- _JOB_
Your output is the lines from the first one to the one containing "-20.94, -21.97, -24.37];", repeated exactly, with images left out.

- _SOURCE MATERIAL_
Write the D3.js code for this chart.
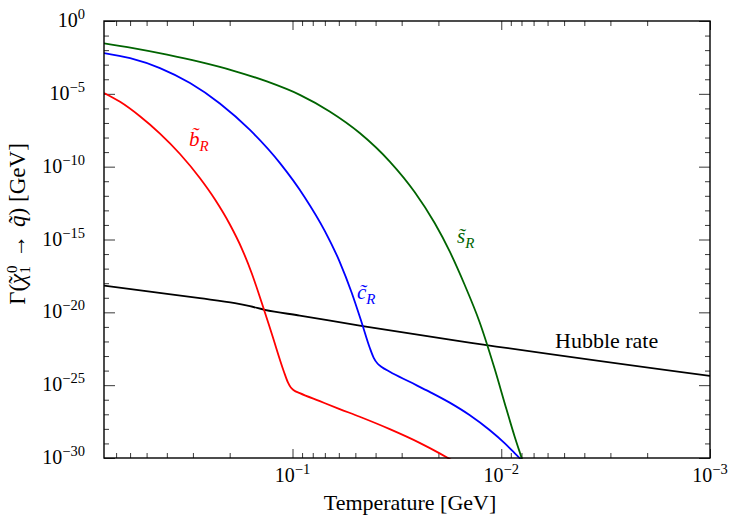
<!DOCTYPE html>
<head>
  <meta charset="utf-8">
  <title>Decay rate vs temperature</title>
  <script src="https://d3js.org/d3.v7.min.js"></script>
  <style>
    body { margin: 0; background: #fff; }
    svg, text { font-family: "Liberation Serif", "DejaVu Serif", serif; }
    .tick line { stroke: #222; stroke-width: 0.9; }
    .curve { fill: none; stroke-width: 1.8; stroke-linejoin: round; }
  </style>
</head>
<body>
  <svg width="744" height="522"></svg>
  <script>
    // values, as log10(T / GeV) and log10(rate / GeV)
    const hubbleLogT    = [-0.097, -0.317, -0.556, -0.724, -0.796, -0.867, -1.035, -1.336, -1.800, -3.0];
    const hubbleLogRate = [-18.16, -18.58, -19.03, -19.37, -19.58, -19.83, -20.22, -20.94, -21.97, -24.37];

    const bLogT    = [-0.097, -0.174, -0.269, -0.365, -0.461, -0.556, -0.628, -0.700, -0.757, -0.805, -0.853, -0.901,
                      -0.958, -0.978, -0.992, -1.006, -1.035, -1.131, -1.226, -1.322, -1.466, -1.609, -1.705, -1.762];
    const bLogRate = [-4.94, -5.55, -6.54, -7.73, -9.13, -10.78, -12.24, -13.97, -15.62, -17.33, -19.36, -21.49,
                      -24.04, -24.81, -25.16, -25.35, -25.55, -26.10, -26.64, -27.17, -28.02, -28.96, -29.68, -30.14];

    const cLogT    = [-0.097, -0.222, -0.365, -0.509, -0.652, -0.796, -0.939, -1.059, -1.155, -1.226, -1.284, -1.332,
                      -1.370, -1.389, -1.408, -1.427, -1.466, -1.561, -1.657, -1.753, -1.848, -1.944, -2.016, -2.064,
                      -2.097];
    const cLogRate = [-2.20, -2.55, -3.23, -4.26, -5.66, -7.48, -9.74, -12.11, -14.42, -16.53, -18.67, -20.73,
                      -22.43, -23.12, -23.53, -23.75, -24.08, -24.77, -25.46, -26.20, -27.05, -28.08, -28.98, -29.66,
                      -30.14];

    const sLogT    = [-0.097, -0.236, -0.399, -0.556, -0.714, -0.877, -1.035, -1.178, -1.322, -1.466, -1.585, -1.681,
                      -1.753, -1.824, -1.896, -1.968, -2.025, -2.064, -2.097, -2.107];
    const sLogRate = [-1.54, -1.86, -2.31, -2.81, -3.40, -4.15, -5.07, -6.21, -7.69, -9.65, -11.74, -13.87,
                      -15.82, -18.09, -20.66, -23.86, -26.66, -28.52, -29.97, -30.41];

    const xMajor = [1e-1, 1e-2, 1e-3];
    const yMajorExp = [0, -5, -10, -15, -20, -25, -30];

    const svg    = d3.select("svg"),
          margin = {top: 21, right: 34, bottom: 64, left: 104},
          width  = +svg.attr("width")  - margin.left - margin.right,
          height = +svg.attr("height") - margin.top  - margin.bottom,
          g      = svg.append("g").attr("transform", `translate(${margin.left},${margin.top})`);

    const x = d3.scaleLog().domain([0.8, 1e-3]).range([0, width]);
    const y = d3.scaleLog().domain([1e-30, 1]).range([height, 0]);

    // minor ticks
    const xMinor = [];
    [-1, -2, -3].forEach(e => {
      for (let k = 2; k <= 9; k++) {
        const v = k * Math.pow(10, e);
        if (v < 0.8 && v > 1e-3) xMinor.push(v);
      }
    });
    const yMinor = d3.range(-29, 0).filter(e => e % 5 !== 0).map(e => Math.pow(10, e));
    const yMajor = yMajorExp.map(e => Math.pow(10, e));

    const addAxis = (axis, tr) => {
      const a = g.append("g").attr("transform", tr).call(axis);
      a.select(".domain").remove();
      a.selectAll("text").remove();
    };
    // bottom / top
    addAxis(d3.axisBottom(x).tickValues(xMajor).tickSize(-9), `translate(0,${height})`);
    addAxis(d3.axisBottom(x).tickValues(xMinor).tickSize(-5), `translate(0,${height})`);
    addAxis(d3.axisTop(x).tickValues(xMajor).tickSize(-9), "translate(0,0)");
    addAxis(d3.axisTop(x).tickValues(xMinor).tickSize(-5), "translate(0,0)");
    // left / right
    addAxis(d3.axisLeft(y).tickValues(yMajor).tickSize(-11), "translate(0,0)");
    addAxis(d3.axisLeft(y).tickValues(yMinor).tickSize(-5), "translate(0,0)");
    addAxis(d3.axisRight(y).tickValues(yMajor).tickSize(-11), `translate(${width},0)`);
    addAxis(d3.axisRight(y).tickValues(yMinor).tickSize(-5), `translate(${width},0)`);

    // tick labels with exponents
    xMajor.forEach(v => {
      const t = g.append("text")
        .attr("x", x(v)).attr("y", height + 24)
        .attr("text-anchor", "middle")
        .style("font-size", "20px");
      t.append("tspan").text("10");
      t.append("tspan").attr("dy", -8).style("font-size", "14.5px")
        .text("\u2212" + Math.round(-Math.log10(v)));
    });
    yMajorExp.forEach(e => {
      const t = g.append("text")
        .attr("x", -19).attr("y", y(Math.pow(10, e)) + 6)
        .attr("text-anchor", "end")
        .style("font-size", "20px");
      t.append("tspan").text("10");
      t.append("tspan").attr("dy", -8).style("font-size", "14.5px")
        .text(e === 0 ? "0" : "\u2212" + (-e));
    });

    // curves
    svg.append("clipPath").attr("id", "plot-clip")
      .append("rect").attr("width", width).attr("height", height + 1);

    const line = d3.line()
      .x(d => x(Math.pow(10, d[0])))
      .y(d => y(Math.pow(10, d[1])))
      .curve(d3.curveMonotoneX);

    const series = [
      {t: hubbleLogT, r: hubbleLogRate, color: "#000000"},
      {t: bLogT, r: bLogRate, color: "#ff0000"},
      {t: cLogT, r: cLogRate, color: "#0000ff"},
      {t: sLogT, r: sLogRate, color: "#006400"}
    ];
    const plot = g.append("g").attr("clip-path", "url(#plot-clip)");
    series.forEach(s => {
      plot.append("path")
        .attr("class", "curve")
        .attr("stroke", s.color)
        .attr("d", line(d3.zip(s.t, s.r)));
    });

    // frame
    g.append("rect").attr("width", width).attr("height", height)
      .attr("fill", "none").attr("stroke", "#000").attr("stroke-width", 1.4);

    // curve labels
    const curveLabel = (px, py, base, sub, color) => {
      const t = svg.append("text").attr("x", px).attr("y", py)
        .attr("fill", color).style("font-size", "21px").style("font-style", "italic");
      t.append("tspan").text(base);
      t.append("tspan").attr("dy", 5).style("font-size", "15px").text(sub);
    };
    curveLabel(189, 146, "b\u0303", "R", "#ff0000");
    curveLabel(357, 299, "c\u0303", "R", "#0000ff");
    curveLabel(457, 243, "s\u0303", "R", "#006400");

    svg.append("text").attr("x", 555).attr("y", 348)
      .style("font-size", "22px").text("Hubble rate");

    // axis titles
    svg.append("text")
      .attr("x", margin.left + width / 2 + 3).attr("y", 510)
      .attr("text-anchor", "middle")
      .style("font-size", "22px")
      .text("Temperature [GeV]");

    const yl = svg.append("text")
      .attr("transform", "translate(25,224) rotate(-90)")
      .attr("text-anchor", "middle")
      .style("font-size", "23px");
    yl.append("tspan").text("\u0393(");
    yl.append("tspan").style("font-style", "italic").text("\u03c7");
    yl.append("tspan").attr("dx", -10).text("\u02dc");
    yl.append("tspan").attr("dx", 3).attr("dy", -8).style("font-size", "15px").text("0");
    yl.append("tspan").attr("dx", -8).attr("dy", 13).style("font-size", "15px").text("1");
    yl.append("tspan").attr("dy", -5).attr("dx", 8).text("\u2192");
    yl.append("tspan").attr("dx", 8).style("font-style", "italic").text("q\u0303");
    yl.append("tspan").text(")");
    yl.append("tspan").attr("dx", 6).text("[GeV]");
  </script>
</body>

- _FULL SOLUTION_
Write the D3.js code for this chart.
<!DOCTYPE html>
<head>
  <meta charset="utf-8">
  <title>Decay rate vs temperature</title>
  <script src="https://d3js.org/d3.v7.min.js"></script>
  <style>
    body { margin: 0; background: #fff; }
    svg, text { font-family: "Liberation Serif", "DejaVu Serif", serif; }
    .tick line { stroke: #222; stroke-width: 0.9; }
    .curve { fill: none; stroke-width: 1.8; stroke-linejoin: round; }
  </style>
</head>
<body>
  <svg width="744" height="522"></svg>
  <script>
    // values, as log10(T / GeV) and log10(rate / GeV)
    const hubbleLogT    = [-0.097, -0.317, -0.556, -0.724, -0.796, -0.867, -1.035, -1.336, -1.800, -3.0];
    const hubbleLogRate = [-18.16, -18.58, -19.03, -19.37, -19.58, -19.83, -20.22, -20.94, -21.97, -24.37];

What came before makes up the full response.